Plegeclasses for all of the GLO's ranged anywhere from 3 to around 35 in any given semester I was there ('95-'99). From memory, the smallest GLO had around 14 members and the biggest about 60 at their respective extremes. The BGLO's were (are) actually city-wide chapters, and I can't speak for their line numbers. (I do know that the chapters consisted of members from several small private (and predominately white) colleges in the vicinity, so I don't imagine they were huge. But I could always be wrong ).

My pledgeclass had 18.. a pretty good number. We got active and I think everyone contributed a lot. But there were times when it felt like there were some sisters and brothers that I just didn't know like I felt I should, given that they were my pledgeclass. Also, it made pledge activites hard to schedule (most of our members had evening rehearsals and the like, all class/school commitments).

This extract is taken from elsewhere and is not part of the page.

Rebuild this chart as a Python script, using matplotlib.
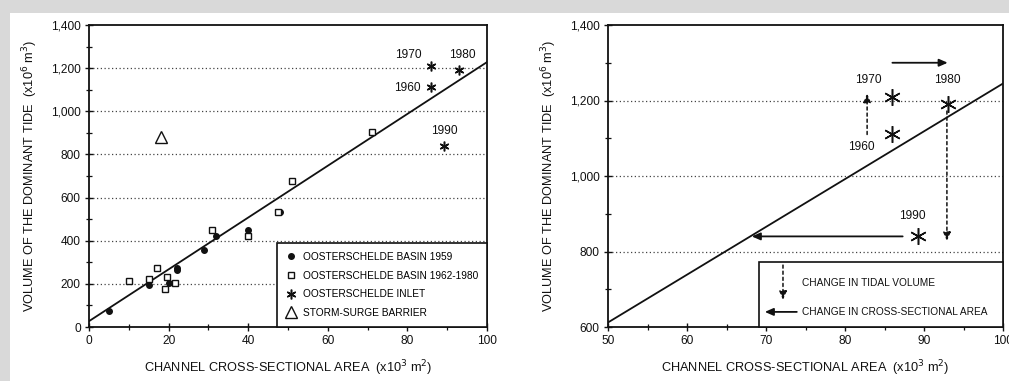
import matplotlib
matplotlib.use("Agg")
import matplotlib.pyplot as plt
from matplotlib.patches import Rectangle
from matplotlib.ticker import MultipleLocator, FuncFormatter

plt.rcParams['font.family'] = ['Liberation Sans', 'DejaVu Sans']

# ---- Data: Oosterschelde tidal volume vs. channel cross-section ----
basin_1959_x = [5, 15, 20, 22, 22, 29, 32, 40, 48]
basin_1959_y = [75, 195, 205, 275, 262, 355, 420, 450, 535]

basin_1962_x = [10, 15, 17, 19, 19.5, 21.5, 31, 40, 47.5, 51, 71]
basin_1962_y = [215, 222, 272, 175, 232, 203, 450, 420, 535, 675, 905]

inlet_years = ["1960", "1970", "1980", "1990"]
inlet_x = [86, 86, 93, 89.3]
inlet_y = [1112, 1210, 1192, 840]

barrier_x = [18]
barrier_y = [882]

# regression line end points for each panel
fit_left_x = [0, 100]
fit_left_y = [27, 1228]
fit_right_x = [50, 100]
fit_right_y = [612, 1245]

# label positions for the year annotations
left_label_x = [80.0, 80.2, 93.8, 89.3]
left_label_y = [1108, 1262, 1262, 910]
right_label_x = [82, 82.9, 93, 88.5]
right_label_y = [1077, 1254, 1254, 894]

# change arrows in the right panel: (x_start, y_start, x_end, y_end)
vol_up = (82.8, 1110, 82.8, 1218)
vol_down = (92.9, 1172, 92.9, 828)
area_right = (86.0, 1300, 93.0, 1300)
area_left = (87.3, 840, 68.2, 840)

GRID_Y_LEFT = [200, 400, 600, 800, 1000, 1200]
GRID_Y_RIGHT = [800, 1000, 1200]

FS_TICK = 8.6
FS_LABEL = 9.2
FS_YEAR = 8.6
FS_KEY = 7.3
TXT = "#111111"

fig = plt.figure(figsize=(10.09, 3.81), dpi=100, facecolor="#d9d9d9")
# white sheet on the grey page
sheet = Rectangle((10 / 1009, 0), 1 - 10 / 1009, (381 - 13) / 381,
                  transform=fig.transFigure, facecolor="white",
                  edgecolor="none", zorder=-10)
fig.add_artist(sheet)

ax1 = fig.add_axes([89 / 1009, 54 / 381, 398 / 1009, 302 / 381])
ax2 = fig.add_axes([608 / 1009, 54 / 381, 395 / 1009, 302 / 381])

comma = FuncFormatter(lambda v, p: f"{v:,.0f}")


def style_axes(ax):
    for s in ax.spines.values():
        s.set_linewidth(1.3)
        s.set_color("#111111")
    ax.tick_params(which="major", direction="inout", length=6, width=1.0,
                   labelsize=FS_TICK, colors="#111111", labelcolor=TXT, pad=3)
    ax.tick_params(which="minor", direction="inout", length=4, width=0.9,
                   colors="#111111")
    ax.yaxis.set_major_formatter(comma)


# ---------------- left panel ----------------
ax1.set_xlim(0, 100)
ax1.set_ylim(0, 1400)
ax1.xaxis.set_major_locator(MultipleLocator(20))
ax1.xaxis.set_minor_locator(MultipleLocator(10))
ax1.yaxis.set_major_locator(MultipleLocator(200))
ax1.yaxis.set_minor_locator(MultipleLocator(100))
style_axes(ax1)
for gy in GRID_Y_LEFT:
    ax1.axhline(gy, color="#444444", lw=0.9, ls=(0, (1, 2)), zorder=1)

ax1.plot(fit_left_x, fit_left_y, color="#111111", lw=1.3, zorder=3)
ax1.plot(basin_1959_x, basin_1959_y, ls="none", marker="o", ms=4,
         color="#111111", zorder=4, label="OOSTERSCHELDE BASIN 1959")
ax1.plot(basin_1962_x, basin_1962_y, ls="none", marker="s", ms=5,
         mfc="white", mec="#111111", mew=1.0, zorder=4,
         label="OOSTERSCHELDE BASIN 1962-1980")
ax1.plot(inlet_x, inlet_y, ls="none", marker=(6, 2, 0), ms=7,
         color="#111111", mew=1.1, zorder=4, label="OOSTERSCHELDE INLET")
ax1.plot(barrier_x, barrier_y, ls="none", marker="^", ms=9,
         mfc="white", mec="#111111", mew=1.0, zorder=4,
         label="STORM-SURGE BARRIER")
for yr, lx, ly in zip(inlet_years, left_label_x, left_label_y):
    ax1.text(lx, ly, yr, fontsize=FS_YEAR, color=TXT, ha="center",
             va="center", zorder=5)

leg = ax1.legend(loc="lower right", borderaxespad=0, fontsize=FS_KEY,
                 fancybox=False, framealpha=1, edgecolor="#111111",
                 handletextpad=0.6, handlelength=1.0, labelspacing=0.85,
                 borderpad=0.9)
leg.get_frame().set_linewidth(1.2)
leg.set_zorder(6)

ax1.set_xlabel("CHANNEL CROSS-SECTIONAL AREA  (x10$^3$ m$^2$)",
               fontsize=FS_LABEL, color=TXT, labelpad=8)
ax1.set_ylabel("VOLUME OF THE DOMINANT TIDE  (x10$^6$ m$^3$)",
               fontsize=FS_LABEL, color=TXT, labelpad=8)

# ---------------- right panel ----------------
ax2.set_xlim(50, 100)
ax2.set_ylim(600, 1400)
ax2.xaxis.set_major_locator(MultipleLocator(10))
ax2.xaxis.set_minor_locator(MultipleLocator(5))
ax2.yaxis.set_major_locator(MultipleLocator(200))
ax2.yaxis.set_minor_locator(MultipleLocator(100))
style_axes(ax2)
for gy in GRID_Y_RIGHT:
    ax2.axhline(gy, color="#444444", lw=0.9, ls=(0, (1, 2)), zorder=1)

ax2.plot(fit_right_x, fit_right_y, color="#111111", lw=1.3, zorder=3)
ax2.plot(inlet_x, inlet_y, ls="none", marker=(6, 2, 0), ms=12,
         color="#111111", mew=1.1, zorder=4)
for yr, lx, ly in zip(inlet_years, right_label_x, right_label_y):
    ax2.text(lx, ly, yr, fontsize=FS_YEAR, color=TXT, ha="center",
             va="center", zorder=5)


def arrow(ax, seg, dashed):
    x0, y0, x1, y1 = seg
    kw = dict(arrowstyle="-|>,head_length=0.5,head_width=0.22",
              color="#111111", lw=1.1 if dashed else 1.3,
              linestyle=(0, (2, 2)) if dashed else "-",
              shrinkA=0, shrinkB=0)
    ax.annotate("", xy=(x1, y1), xytext=(x0, y0), arrowprops=kw, zorder=5)


arrow(ax2, vol_up, True)
arrow(ax2, vol_down, True)
arrow(ax2, area_right, False)
arrow(ax2, area_left, False)

# key box for the arrow types
ax2.add_patch(Rectangle((0.382, 0.0), 0.618, 0.215, transform=ax2.transAxes,
                        facecolor="white", edgecolor="#111111", lw=1.2,
                        zorder=6, clip_on=False))
ax2.annotate("", xy=(0.443, 0.09), xytext=(0.443, 0.205),
             xycoords="axes fraction", textcoords="axes fraction",
             arrowprops=dict(arrowstyle="-|>,head_length=0.5,head_width=0.22",
                             color="#111111", lw=1.1, linestyle=(0, (2, 2)),
                             shrinkA=0, shrinkB=0), zorder=7)
ax2.annotate("", xy=(0.397, 0.05), xytext=(0.478, 0.05),
             xycoords="axes fraction", textcoords="axes fraction",
             arrowprops=dict(arrowstyle="-|>,head_length=0.5,head_width=0.22",
                             color="#111111", lw=1.3,
                             shrinkA=0, shrinkB=0), zorder=7)
ax2.text(0.491, 0.146, "CHANGE IN TIDAL VOLUME", transform=ax2.transAxes,
         fontsize=FS_KEY, color=TXT, va="center", zorder=7)
ax2.text(0.491, 0.05, "CHANGE IN CROSS-SECTIONAL AREA",
         transform=ax2.transAxes, fontsize=FS_KEY, color=TXT, va="center",
         zorder=7)

ax2.set_xlabel("CHANNEL CROSS-SECTIONAL AREA  (x10$^3$ m$^2$)",
               fontsize=FS_LABEL, color=TXT, labelpad=8)
ax2.set_ylabel("VOLUME OF THE DOMINANT TIDE  (x10$^6$ m$^3$)",
               fontsize=FS_LABEL, color=TXT, labelpad=8)

fig.savefig("out.png", dpi=100, facecolor=fig.get_facecolor())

When I had the privelage of training 2 different pledgeclasses (one each semester), they had 8 members and then 7 members. While the numbers were small, the members were (and are) incredibly rad. All worked together amazingly well and I could see the bonds that they were forming. And even though scheduling was still an issue, my last pledgeclass asked to have more stuff scheduled so they could spend more time together as a class and with the actives. (Talk about an impressive class!)

"alumnus who cares" made a pretty valid point on quantity vs. quality. While I would choose quality, it's definately preferable to be able to blend the 2!